I competed in FFA my senior year with my Boer goat Patrick. We took first place and competed for grand champion, but we took behind the reserve champion. I really miss showing and I'm wondering if adults show also. I'm quite sure they do, I think I'm just looking in all the wrong places. Can anyone direct me to boer or nubian shows in northern california? :?


----------



## AlaskaBoers (May 7, 2008)

Wow that's aweome, even Res. Champ is impressive.

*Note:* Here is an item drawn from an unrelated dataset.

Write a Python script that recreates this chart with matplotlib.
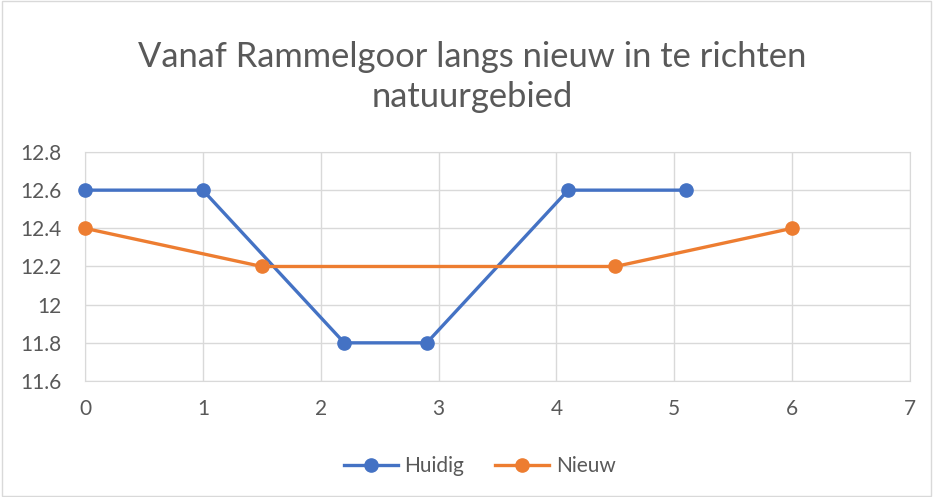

Are you a member of ADGA, AGS, USBGA or ABGA? I'd start with those associations and they can help you get started and you'll find shows in your area


----------



## Reed (Mar 15, 2011)

No, I'm not a member of any goat association


----------



## nancy d (Oct 5, 2007)

Fantastic job with Patrick!! That IS something to brag about.
In order to show the avenue is getting registered with abga or usbga. Dont know anything about ibga.


----------



## ()relics (Dec 25, 2010)

You might want to see if there are any Open shows in your area. You would not have to be a member in ANY organization to show in an open show. Most wether shows or Jackpot shows are also open to anyone. If you are serious about showing breeding stock, you should become a member of Some organization. If you have registered animals then you already are part of a registry. If you are curious as to whether you can show and win with unregistered animals, you may do well if you investigate the whole "show thing" before going too much further. 4H and FFA are not the same level as a Sanctioned or even an Open show, not to discourage you.


----------



## DRJ Ranch (Apr 3, 2010)

There is supposely an open show comming up at the shasta district fair in anderson this year not for sure on the detials yet I work to much to show right now but later in life I will hopefully show a string.


----------